Dans un arrêt récent, le Conseil d’Etat admet la possibilité de fonder une sanction disciplinaire exclusivement sur des témoignages anonymisés mais laisse au juge le soin d’apprécier leur valeur probante.
Source : Conseil d’Etat, 5 avril 2023, n° 463028
En l’espèce, un agent contractuel de Pôle Emploi s’est vu infliger une sanction d’exclusion temporaire de fonctions pour une durée de deux mois au motif qu’il aurait, durant une session de formation interne, dénigré Pôle Emploi et certains de ses collègues, et tenu des propos sexistes et homophobes.
Cet agent a contesté cette sanction au motif que cette dernière était exclusivement fondée sur les témoignages anonymisés.

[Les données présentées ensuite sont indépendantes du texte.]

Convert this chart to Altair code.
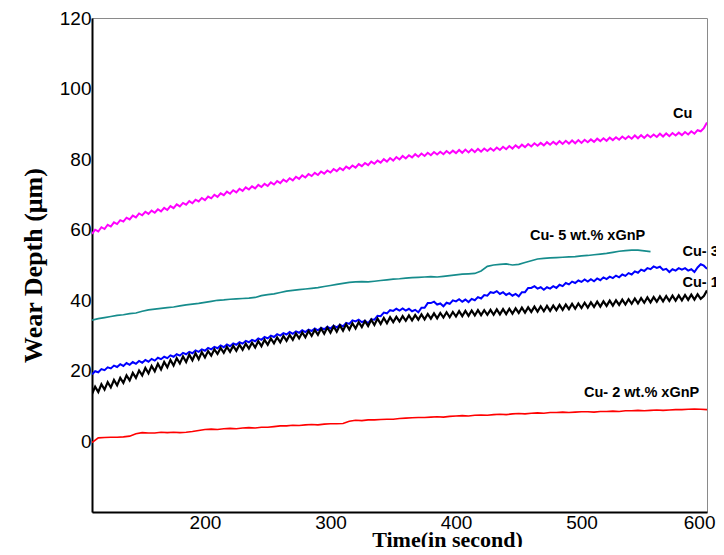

De manière plus précise, cette sanction était fondée sur des témoignages anonymisés d’agents qui auraient participé à la session de formation ainsi que sur une synthèse anonymisée dont l’auteur n’était donc pas non plus connu.

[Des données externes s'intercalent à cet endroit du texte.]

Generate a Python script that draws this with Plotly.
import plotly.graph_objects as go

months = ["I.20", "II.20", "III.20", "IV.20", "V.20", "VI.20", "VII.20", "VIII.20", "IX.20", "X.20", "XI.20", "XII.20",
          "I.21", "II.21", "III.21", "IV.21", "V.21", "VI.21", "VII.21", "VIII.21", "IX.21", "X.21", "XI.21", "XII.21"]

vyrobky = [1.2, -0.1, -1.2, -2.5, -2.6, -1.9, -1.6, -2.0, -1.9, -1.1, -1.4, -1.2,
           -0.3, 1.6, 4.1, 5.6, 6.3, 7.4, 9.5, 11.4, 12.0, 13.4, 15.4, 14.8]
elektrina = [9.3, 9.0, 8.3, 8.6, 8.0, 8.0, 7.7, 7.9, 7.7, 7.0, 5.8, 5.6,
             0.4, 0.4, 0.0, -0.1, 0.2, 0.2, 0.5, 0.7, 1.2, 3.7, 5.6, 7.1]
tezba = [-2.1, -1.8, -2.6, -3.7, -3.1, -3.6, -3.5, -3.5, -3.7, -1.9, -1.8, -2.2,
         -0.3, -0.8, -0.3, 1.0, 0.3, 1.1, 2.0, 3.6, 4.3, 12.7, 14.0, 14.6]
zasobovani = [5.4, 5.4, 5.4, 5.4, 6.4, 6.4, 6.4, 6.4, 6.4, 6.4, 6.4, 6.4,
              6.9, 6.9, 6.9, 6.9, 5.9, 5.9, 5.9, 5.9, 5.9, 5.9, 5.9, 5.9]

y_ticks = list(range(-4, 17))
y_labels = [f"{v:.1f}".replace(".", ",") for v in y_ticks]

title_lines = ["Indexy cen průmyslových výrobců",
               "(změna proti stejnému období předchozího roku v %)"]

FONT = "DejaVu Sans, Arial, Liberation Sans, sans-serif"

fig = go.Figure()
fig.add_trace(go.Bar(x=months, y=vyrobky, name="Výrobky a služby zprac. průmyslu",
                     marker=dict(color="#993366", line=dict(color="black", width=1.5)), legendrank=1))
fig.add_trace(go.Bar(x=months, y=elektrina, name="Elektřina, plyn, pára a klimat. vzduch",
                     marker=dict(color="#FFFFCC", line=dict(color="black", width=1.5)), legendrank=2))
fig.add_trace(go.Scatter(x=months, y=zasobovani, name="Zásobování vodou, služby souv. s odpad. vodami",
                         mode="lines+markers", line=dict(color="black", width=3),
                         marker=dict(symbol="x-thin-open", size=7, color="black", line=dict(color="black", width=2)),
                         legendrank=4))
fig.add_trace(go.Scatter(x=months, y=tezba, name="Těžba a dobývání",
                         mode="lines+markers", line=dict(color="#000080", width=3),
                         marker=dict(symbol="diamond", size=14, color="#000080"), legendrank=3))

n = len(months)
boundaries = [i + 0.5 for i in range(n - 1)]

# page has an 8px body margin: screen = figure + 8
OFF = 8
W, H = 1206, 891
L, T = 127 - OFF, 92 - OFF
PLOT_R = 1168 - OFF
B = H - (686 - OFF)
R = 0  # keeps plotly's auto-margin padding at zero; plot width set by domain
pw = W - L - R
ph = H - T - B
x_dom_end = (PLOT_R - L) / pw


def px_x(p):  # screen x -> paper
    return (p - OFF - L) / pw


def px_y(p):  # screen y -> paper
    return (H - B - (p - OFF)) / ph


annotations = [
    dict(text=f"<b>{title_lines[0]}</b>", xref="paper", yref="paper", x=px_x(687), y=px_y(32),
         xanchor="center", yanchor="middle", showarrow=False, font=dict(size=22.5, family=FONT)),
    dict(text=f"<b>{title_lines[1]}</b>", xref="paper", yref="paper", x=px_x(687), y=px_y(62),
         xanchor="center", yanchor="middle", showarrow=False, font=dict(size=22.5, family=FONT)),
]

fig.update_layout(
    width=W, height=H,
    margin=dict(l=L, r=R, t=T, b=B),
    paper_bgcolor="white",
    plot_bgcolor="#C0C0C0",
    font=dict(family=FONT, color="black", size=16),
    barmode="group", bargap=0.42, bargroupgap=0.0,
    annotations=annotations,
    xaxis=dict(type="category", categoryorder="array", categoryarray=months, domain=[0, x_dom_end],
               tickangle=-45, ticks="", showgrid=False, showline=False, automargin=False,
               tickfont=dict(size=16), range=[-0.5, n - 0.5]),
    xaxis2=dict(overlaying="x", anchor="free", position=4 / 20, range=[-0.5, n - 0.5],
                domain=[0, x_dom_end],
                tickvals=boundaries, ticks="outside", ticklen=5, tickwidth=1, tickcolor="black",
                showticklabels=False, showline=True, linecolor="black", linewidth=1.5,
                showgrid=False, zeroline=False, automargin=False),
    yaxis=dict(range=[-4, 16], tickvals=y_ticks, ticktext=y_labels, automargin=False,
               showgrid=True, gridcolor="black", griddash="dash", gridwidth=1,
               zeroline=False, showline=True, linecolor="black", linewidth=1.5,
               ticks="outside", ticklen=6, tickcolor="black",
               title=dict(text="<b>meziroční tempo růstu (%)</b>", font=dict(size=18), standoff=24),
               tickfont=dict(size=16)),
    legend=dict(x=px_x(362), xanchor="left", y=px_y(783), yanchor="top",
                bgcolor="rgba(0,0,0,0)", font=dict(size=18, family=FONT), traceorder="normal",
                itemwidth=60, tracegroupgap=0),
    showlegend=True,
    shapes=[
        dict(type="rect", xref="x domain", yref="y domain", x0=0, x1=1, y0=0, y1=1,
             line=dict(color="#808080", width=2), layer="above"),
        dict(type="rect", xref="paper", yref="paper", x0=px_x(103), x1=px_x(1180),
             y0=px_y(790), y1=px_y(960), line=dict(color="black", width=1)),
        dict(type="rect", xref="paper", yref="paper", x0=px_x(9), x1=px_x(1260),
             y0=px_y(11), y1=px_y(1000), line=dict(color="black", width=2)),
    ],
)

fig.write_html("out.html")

Le Tribunal administratif de Montreuil n’avait pas fait droit à la demande d’annulation de la sanction ; tandis que la Cour administrative d’appel de Paris avait considéré que la matérialité des faits reprochés à l’intéressé n’était pas établie.
Pôle Emploi se pourvoit en cassation contre l’arrêt de la Cour administrative d’appel de Paris qui a annulé la décision du directeur général de Pôle emploi prononçant ladite sanction.

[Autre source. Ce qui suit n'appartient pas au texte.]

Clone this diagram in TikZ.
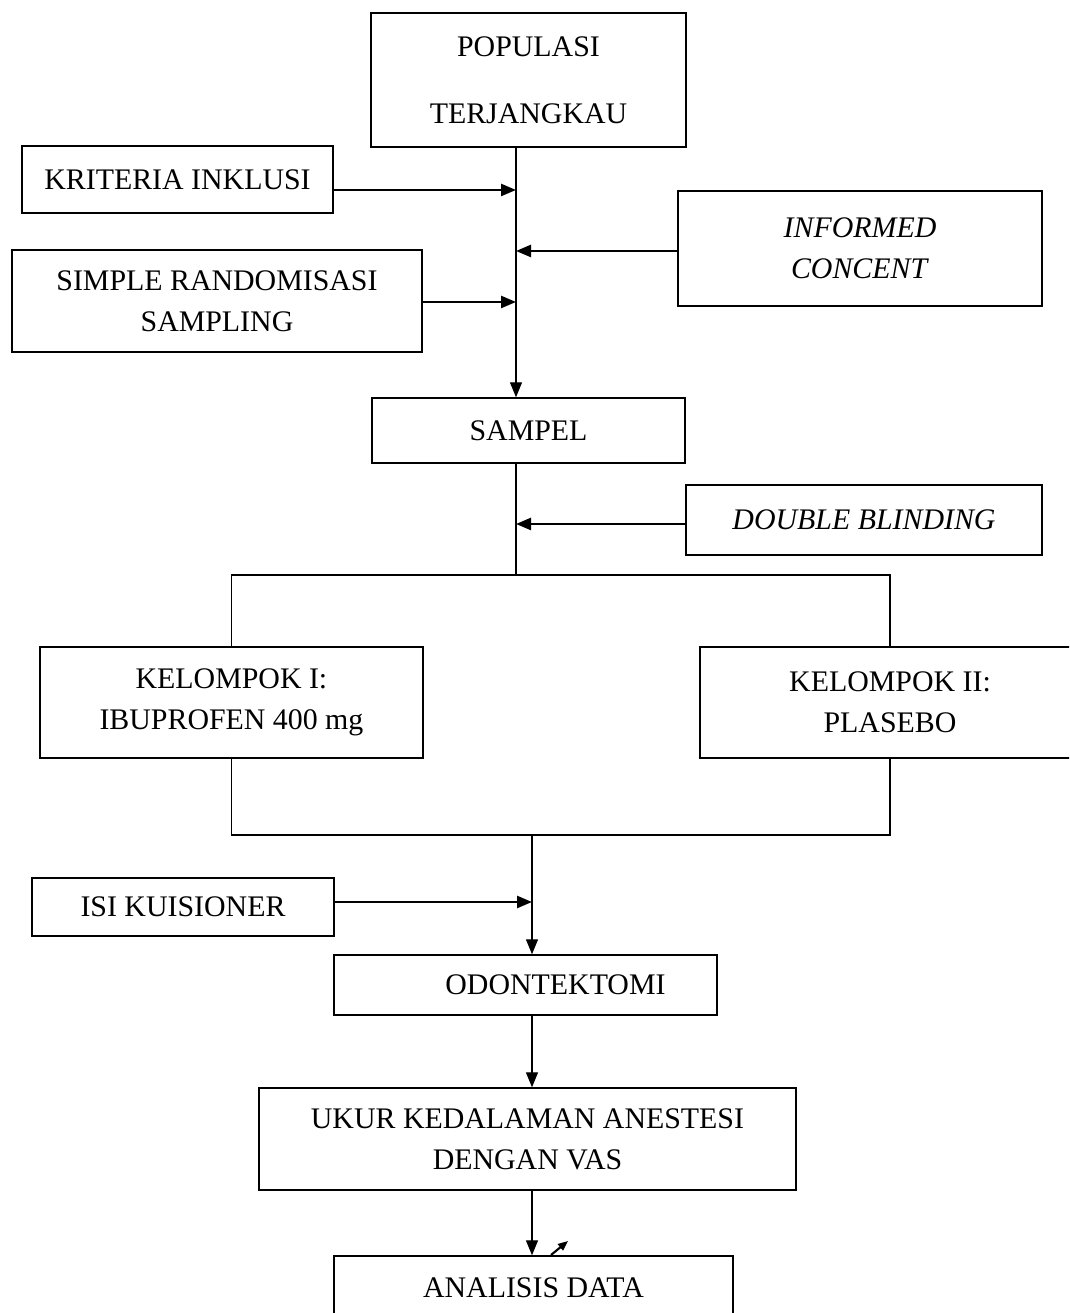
\documentclass[tikz,border=0pt]{standalone}
\usepackage{fontspec}
\setmainfont{Liberation Serif}
\usetikzlibrary{arrows.meta}
\begin{document}
\begin{tikzpicture}[
  font=\fontsize{17}{23.3}\selectfont,
  kotak/.style={draw, line width=0.8pt, align=center, inner sep=0pt},
  garis/.style={line width=0.7pt},
  panah/.style={-{Triangle[length=0.3cm,width=0.24cm]}, line width=0.7pt},
  panahtebal/.style={-{Triangle[length=0.3cm,width=0.24cm]}, line width=1.4pt}]
\useasboundingbox (0,0) rectangle (21.38,26.26);
\clip (0,0) rectangle (21.38,26.26);

\node[kotak, minimum width=6.3cm, minimum height=2.68cm] (populasi) at (10.57,24.66) {POPULASI\\[0.52cm]TERJANGKAU};
\node[kotak, minimum width=6.22cm, minimum height=1.34cm] (kriteria) at (3.55,22.67) {KRITERIA INKLUSI};
\node[kotak, minimum width=7.28cm, minimum height=2.3cm] (informed) at (17.2,21.29) {\textit{INFORMED}\\\textit{CONCENT}};
\node[kotak, minimum width=8.2cm, minimum height=2.04cm] (simple) at (4.34,20.24) {SIMPLE RANDOMISASI\\SAMPLING};
\node[kotak, minimum width=6.26cm, minimum height=1.3cm] (sampel) at (10.57,17.65) {SAMPEL};
\node[kotak, minimum width=7.12cm, minimum height=1.4cm] (blinding) at (17.28,15.86) {\textit{DOUBLE BLINDING}};
\node[kotak, minimum width=7.66cm, minimum height=2.22cm] (kel1) at (4.63,12.21) {KELOMPOK I:\\IBUPROFEN 400 mg};
\node[kotak, minimum width=7.6cm, minimum height=2.22cm] (kel2) at (17.8,12.21) {KELOMPOK II:\\PLASEBO};
\node[kotak, minimum width=6.04cm, minimum height=1.16cm] (isi) at (3.66,8.12) {ISI KUISIONER};
\node[kotak, minimum width=7.66cm, minimum height=1.2cm] (odon) at (10.51,6.56) {\hspace*{1.2cm}ODONTEKTOMI};
\node[kotak, minimum width=10.74cm, minimum height=2.04cm] (ukur) at (10.55,3.48) {UKUR KEDALAMAN ANESTESI\\DENGAN VAS};
\node[kotak, minimum width=7.98cm, minimum height=1.28cm] (analisis) at (10.67,0.5) {ANALISIS DATA};

\coordinate (m1) at (10.32,22.46);
\coordinate (m2) at (10.32,21.24);
\coordinate (m3) at (10.32,20.22);
\coordinate (m4) at (10.32,15.78);
\coordinate (cabang) at (10.32,14.76);
\coordinate (gabung) at (10.64,9.56);
\coordinate (m5) at (10.64,8.22);
\coordinate (s1) at (11.02,1.16);
\coordinate (s2) at (11.36,1.44);

\draw[panah] (populasi.south -| m1) -- (sampel.north -| m1);
\draw[panahtebal] (kriteria.east |- m1) -- (m1);
\draw[panahtebal] (informed.west |- m2) -- (m2);
\draw[panahtebal] (simple.east |- m3) -- (m3);
\draw[garis] (sampel.south -| cabang) -- (cabang);
\draw[panahtebal] (blinding.west |- m4) -- (m4);
\draw[garis] (kel1.north) |- (cabang) -- (kel2.north |- cabang) -- (kel2.north);
\draw[garis] (kel1.south) |- (gabung) -- (kel2.south |- gabung) -- (kel2.south);
\draw[panah] (gabung) -- (odon.north -| gabung);
\draw[panahtebal] (isi.east |- m5) -- (m5);
\draw[panah] (odon.south -| gabung) -- (ukur.north -| gabung);
\draw[panah] (ukur.south -| gabung) -- (analisis.north -| gabung);
\draw[line width=1.2pt, -{Triangle[length=0.2cm,width=0.16cm]}] (s1) -- (s2);
\end{tikzpicture}
\end{document}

La Haute juridiction considère que : « L’autorité investie du pouvoir disciplinaire peut légalement infliger à un agent une sanction sur le fondement de témoignages qu’elle a anonymisés à la demande des témoins, lorsque la communication de leur identité serait de nature à leur porter préjudice. »
Néanmoins, le Conseil d’Etat vient encadrer cette possibilité en énonçant qu’il appartient à l’autorité investie du pouvoir disciplinaire « dans le cadre de l’instance contentieuse engagée par l’agent contre cette sanction et si ce dernier conteste l’authenticité des témoignages ou la véracité de leur contenu, de produire tous éléments permettant de démontrer que la qualité des témoins correspond à celle qu’elle allègue et tous éléments de nature à corroborer les faits relatés dans les témoignages. »
Le Conseil d’Etat laisse au juge le soin de forger sa conviction au vu des échanges contradictoires et des éventuelles mesures d’instructions.
Au vu des faits de l’espèce, la Haute juridiction estime que la Cour n’a pas commis d’erreur de droit en estimant, par une appréciation souveraine exempte de dénaturation, que les éléments anonymisés produits ne suffisaient pas à apporter la preuve de la réalité des faits.
Par conséquent, le pourvoi de Pôle Emploi est rejeté.